Court of Appeals of Ohio, First District, Hamilton County
Jun 2, 2000
C.A. No. C-990695. T.C. No. A-9503767 (Ohio Ct. App. Jun. 2, 2000)

Opinion

C.A. No. C-990695. T.C. No. A-9503767.

Date of Judgment Entry on Appeal June 2, 2000.

Civil Appeal From Hamilton County Court of Common Pleas.

Judgment Appealed From Is: Affirmed.

Schwartz, Manes Ruby, LPA, and William S. Wyler, for Plaintiffs-Appellees.

Fay D. Dupuis, Cincinnati Solicitor, and John J. Williams, Assistant City Solicitor, for Defendants-Appellants.


OPINION.


In Lane v. Cincinnati Civil Service Commission (1997), 122 Ohio App.3d 663, 702 N.E.2d 905 (" Lane I"), this court ruled that the city of Cincinnati had improperly abolished four district-fire-chief positions and that the plaintiffs-appellees were entitled to promotion into those positions. We also held that summary judgment in favor of the plaintiffs-appellees for their attorney fees, on the basis of bad faith on the part of the city, was improper and that a hearing was required on that issue. Although we remanded the case for a hearing on the merits to resolve whether the city had acted in bad faith, our judgment pertaining to the vacant district-fire-chief positions was appealed by the city. After the Supreme Court of Ohio declined to hear that appeal in December 1997, the city failed to effect the promotions.

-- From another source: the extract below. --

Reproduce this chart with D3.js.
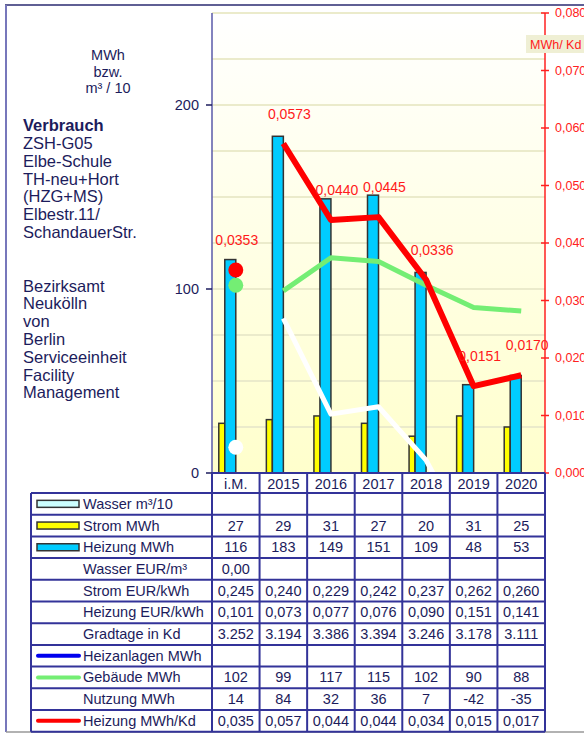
<!DOCTYPE html>
<html>
<head>
<meta charset="utf-8">
<script src="https://d3js.org/d3.v7.min.js"></script>
<style>
  body { margin: 0; background: #fff; }
  svg text { font-family: "Liberation Sans", Arial, sans-serif; }
</style>
</head>
<body>
<div id="chart"></div>
<script>
// ---- data ----
const categories = ['i.M.', '2015', '2016', '2017', '2018', '2019', '2020']
const strom = [27, 29, 31, 27, 20, 31, 25]
const heizung = [116, 183, 149, 151, 109, 48, 53]
const wasserEur = [0.00, null, null, null, null, null, null]
const stromEur = [0.245, 0.240, 0.229, 0.242, 0.237, 0.262, 0.260]
const heizungEur = [0.101, 0.073, 0.077, 0.076, 0.090, 0.151, 0.141]
const gradtage = [3252, 3194, 3386, 3394, 3246, 3178, 3111]
const gebaeude = [102, 99, 117, 115, 102, 90, 88]
const nutzung = [14, 84, 32, 36, 7, -42, -35]
const heizungKd = [0.0353, 0.0573, 0.0440, 0.0445, 0.0336, 0.0151, 0.0170]
const leftTicks = [0, 100, 200]
const rightTicks = [0, 0.01, 0.02, 0.03, 0.04, 0.05, 0.06, 0.07, 0.08]
const titleLines = ['ZSH-G05', 'Elbe-Schule', 'TH-neu+Hort', '(HZG+MS)', 'Elbestr.11/', 'SchandauerStr.']
const ownerLines = ['Bezirksamt', 'Neukölln', 'von', 'Berlin', 'Serviceeinheit', 'Facility', 'Management']

const de = d3.formatLocale({ decimal: ',', thousands: '.', grouping: [3], currency: ['', '€'], minus: '-' })
const f2 = de.format('.2f'), f3 = de.format('.3f'), f4 = de.format('.4f'), fInt = de.format(',d')

const width = 584, height = 733
const plot = { left: 212, right: 545, top: 13, bottom: 473 }
const navy = '#1c1c5c', border = '#333399'

const svg = d3.select('#chart').append('svg')
    .attr('width', width).attr('height', height)

const x = d3.scaleBand().domain(categories).range([plot.left, plot.right])
const bw = x.bandwidth()
const cx = c => x(c) + bw / 2
const y = d3.scaleLinear().domain([0, 250]).range([plot.bottom, plot.top])
const yR = d3.scaleLinear().domain([0, 0.08]).range([plot.bottom, plot.top])

// background
const defs = svg.append('defs')
const grad = defs.append('linearGradient').attr('id', 'bg')
    .attr('x1', 0).attr('y1', 0).attr('x2', 0).attr('y2', 1)
grad.append('stop').attr('offset', 0).attr('stop-color', '#ffffff')
grad.append('stop').attr('offset', 1).attr('stop-color', '#ffffcc')
defs.append('clipPath').attr('id', 'clip').append('rect')
    .attr('x', plot.left).attr('y', plot.top)
    .attr('width', plot.right - plot.left).attr('height', plot.bottom - plot.top)

svg.append('rect')
    .attr('x', plot.left).attr('y', plot.top)
    .attr('width', plot.right - plot.left).attr('height', plot.bottom - plot.top)
    .attr('fill', 'url(#bg)')

// frame
svg.append('line').attr('x1', 5).attr('x2', width).attr('y1', 5).attr('y2', 5)
    .attr('stroke', '#2a2a70').attr('stroke-width', 1.5)
svg.append('line').attr('x1', 6).attr('x2', 6).attr('y1', 5).attr('y2', 732)
    .attr('stroke', '#7777bb').attr('stroke-width', 2)
svg.append('line').attr('x1', 6).attr('x2', width).attr('y1', 732).attr('y2', 732)
    .attr('stroke', '#999999').attr('stroke-width', 1.5)

// gridlines
svg.append('g')
    .selectAll('line').data(d3.range(25, 251, 25)).enter().append('line')
    .attr('x1', plot.left).attr('x2', plot.right)
    .attr('y1', d => y(d)).attr('y2', d => y(d))
    .attr('stroke', '#ebebcb').attr('stroke-width', 2)

// bars
const barG = svg.append('g')
barG.selectAll('.strom').data(strom).enter().append('rect')
    .attr('x', (d, i) => cx(categories[i]) - 17)
    .attr('width', 6)
    .attr('y', d => y(d)).attr('height', d => y(0) - y(d))
    .attr('fill', '#ffff00').attr('stroke', '#333333').attr('stroke-width', 1.5)
barG.selectAll('.heiz').data(heizung).enter().append('rect')
    .attr('x', (d, i) => cx(categories[i]) - 11)
    .attr('width', 11)
    .attr('y', d => y(d)).attr('height', d => y(0) - y(d))
    .attr('fill', '#00ccff').attr('stroke', '#333333').attr('stroke-width', 1.5)

// lines (from 2015 on), i.M. drawn as dots
const lineG = svg.append('g').attr('clip-path', 'url(#clip)')
function drawLine(values, scale, color, w) {
    const pts = values.map((v, i) => [cx(categories[i]), scale(v)]).slice(1)
    lineG.append('path')
        .attr('d', d3.line()(pts))
        .attr('fill', 'none').attr('stroke', color).attr('stroke-width', w)
        .attr('stroke-linejoin', 'round')
    svg.append('circle')
        .attr('cx', cx(categories[0])).attr('cy', scale(values[0]))
        .attr('r', 7.5).attr('fill', color)
}
drawLine(nutzung, y, '#ffffff', 5)
drawLine(gebaeude, y, '#74ee74', 5)
drawLine(heizungKd, yR, '#ff0000', 6)

svg.append('g').selectAll('text').data(heizungKd).enter().append('text')
    .attr('x', (d, i) => cx(categories[i]) + (i === 0 ? 1 : 6))
    .attr('y', d => yR(d) - 25)
    .attr('text-anchor', 'middle')
    .attr('fill', '#ff1a1a').attr('font-size', 14)
    .text(d => f4(d))

// left axis
svg.append('line').attr('x1', plot.left).attr('x2', plot.left)
    .attr('y1', plot.top).attr('y2', plot.bottom)
    .attr('stroke', '#5a5aa8').attr('stroke-width', 1.5)
const la = svg.append('g').selectAll('g').data(leftTicks).enter().append('g')
la.append('line').attr('x1', plot.left - 6).attr('x2', plot.left)
    .attr('y1', d => y(d)).attr('y2', d => y(d)).attr('stroke', navy).attr('stroke-width', 1.5)
la.append('text').attr('x', plot.left - 13).attr('y', d => y(d) + 5)
    .attr('text-anchor', 'end').attr('fill', navy).attr('font-size', 14.5)
    .text(d => d)

// right axis
svg.append('line').attr('x1', plot.right).attr('x2', plot.right)
    .attr('y1', plot.top).attr('y2', plot.bottom)
    .attr('stroke', '#ff2020').attr('stroke-width', 1.5)
const ra = svg.append('g').selectAll('g').data(rightTicks).enter().append('g')
ra.append('line').attr('x1', plot.right - 4).attr('x2', plot.right + 4)
    .attr('y1', d => yR(d)).attr('y2', d => yR(d)).attr('stroke', '#ff2020').attr('stroke-width', 1.5)
ra.append('text').attr('x', plot.right + 10).attr('y', d => yR(d) + 4)
    .attr('fill', '#ff2020').attr('font-size', 12.5)
    .text(d => f3(d))
svg.append('rect').attr('x', 526).attr('y', 35).attr('width', 60).attr('height', 18)
    .attr('fill', '#efefd4')
svg.append('text').attr('x', 530).attr('y', 48.5).attr('fill', '#ff2020').attr('font-size', 12.5)
    .text('MWh/ Kd')

// left texts
svg.append('g').selectAll('text').data(['MWh', 'bzw.', 'm³ / 10']).enter().append('text')
    .attr('x', 108).attr('y', (d, i) => 60 + i * 16.5)
    .attr('text-anchor', 'middle').attr('fill', navy).attr('font-size', 14.5)
    .text(d => d)
svg.append('text').attr('x', 23).attr('y', 131).attr('fill', navy)
    .attr('font-size', 16.5).attr('font-weight', 'bold').text('Verbrauch')
svg.append('g').selectAll('text').data(titleLines).enter().append('text')
    .attr('x', 23).attr('y', (d, i) => 149 + i * 17.8)
    .attr('fill', navy).attr('font-size', 16.5).text(d => d)
svg.append('g').selectAll('text').data(ownerLines).enter().append('text')
    .attr('x', 23).attr('y', (d, i) => 291.5 + i * 17.8)
    .attr('fill', navy).attr('font-size', 16.5).text(d => d)

// table
const tableLeft = 31, rowTop = 493, rowH = 21.7
const rows = [
    { label: 'Wasser m³/10', sw: 'rect', color: '#ccffff', vals: categories.map(() => '') },
    { label: 'Strom MWh', sw: 'rect', color: '#ffff00', vals: strom.map(fInt) },
    { label: 'Heizung MWh', sw: 'rect', color: '#00ccff', vals: heizung.map(fInt) },
    { label: 'Wasser EUR/m³', vals: wasserEur.map(d => d == null ? '' : f2(d)) },
    { label: 'Strom EUR/kWh', vals: stromEur.map(f3) },
    { label: 'Heizung EUR/kWh', vals: heizungEur.map(f3) },
    { label: 'Gradtage in Kd', vals: gradtage.map(fInt) },
    { label: 'Heizanlagen MWh', sw: 'line', color: '#0000ee', vals: categories.map(() => '') },
    { label: 'Gebäude MWh', sw: 'line', color: '#74ee74', vals: gebaeude.map(fInt) },
    { label: 'Nutzung MWh', vals: nutzung.map(fInt) },
    { label: 'Heizung MWh/Kd', sw: 'line', color: '#ff0000', vals: heizungKd.map(f3) }
]
const tableBottom = rowTop + rows.length * rowH
const tg = svg.append('g')

// header
tg.selectAll('.hdr').data(categories).enter().append('text')
    .attr('x', d => cx(d)).attr('y', 489)
    .attr('text-anchor', 'middle').attr('fill', navy).attr('font-size', 14.5)
    .text(d => d)

const rg = tg.selectAll('.row').data(rows).enter().append('g')
    .attr('transform', (d, i) => `translate(0,${rowTop + i * rowH})`)
rg.append('text').attr('x', 83).attr('y', rowH / 2 + 5)
    .attr('fill', navy).attr('font-size', 14.5).text(d => d.label)
rg.filter(d => d.sw === 'rect').append('rect')
    .attr('x', 37).attr('y', rowH / 2 - 3.5).attr('width', 42).attr('height', 7)
    .attr('fill', d => d.color).attr('stroke', '#333333').attr('stroke-width', 1.5)
rg.filter(d => d.sw === 'line').append('line')
    .attr('x1', 38).attr('x2', 79).attr('y1', rowH / 2).attr('y2', rowH / 2)
    .attr('stroke', d => d.color).attr('stroke-width', 4).attr('stroke-linecap', 'round')
rg.selectAll('.v').data(d => d.vals).enter().append('text')
    .attr('x', (d, i) => cx(categories[i])).attr('y', rowH / 2 + 5)
    .attr('text-anchor', 'middle').attr('fill', navy).attr('font-size', 14.5)
    .text(d => d)

// grid of table
const hLines = d3.range(rows.length + 1).map(i => rowTop + i * rowH)
tg.selectAll('.hl').data(hLines).enter().append('line')
    .attr('x1', tableLeft).attr('x2', plot.right)
    .attr('y1', d => d).attr('y2', d => d)
    .attr('stroke', border).attr('stroke-width', 2)
tg.append('line').attr('x1', plot.left).attr('x2', plot.right)
    .attr('y1', plot.bottom).attr('y2', plot.bottom)
    .attr('stroke', border).attr('stroke-width', 2)
tg.append('line').attr('x1', tableLeft).attr('x2', tableLeft)
    .attr('y1', rowTop).attr('y2', tableBottom)
    .attr('stroke', border).attr('stroke-width', 2)
const vLines = categories.map(c => x(c)).concat([plot.right])
tg.selectAll('.vl').data(vLines).enter().append('line')
    .attr('x1', d => d).attr('x2', d => d)
    .attr('y1', plot.bottom).attr('y2', tableBottom)
    .attr('stroke', border).attr('stroke-width', 2)
</script>
</body>
</html>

Because of the city's failure to effect the promotions, the plaintiffs-appellees, on January 28, 1998, filed a motion to hold the city in contempt. Prior to a hearing on this motion, the city promoted some of the plaintiffs-appellees into the four vacant positions, including the lead plaintiff-appellee, Thomas Lane, who had retired during the course of the appeals. Since Lane was retired, there remained one vacancy that a fifth plaintiff-appellee should have been promoted to fill. Instead of promoting the fifth plaintiff-appellee into that vacant position, the city promoted an individual who had not been a part of the litigation and who had not been on the promotion-eligible list that precipitated this dispute. Furthermore, the city failed to award back pay to the promotion dates ordered by the trial court.

Due to the failure to promote one of the plaintiffs-appellees and to award back pay as ordered, the plaintiffs-appellees filed a second contempt motion. The trial court held two hearings on that motion and found the city in contempt. Before imposing sentence on the city for its contempt, the trial court gave the city one month to purge the contempt and to comply with its order and the holdings of this court. Because the city failed to purge itself of the contempt, the trial court fined the city $250 per day until it did comply. The city, in turn, appealed the contempt finding to this court.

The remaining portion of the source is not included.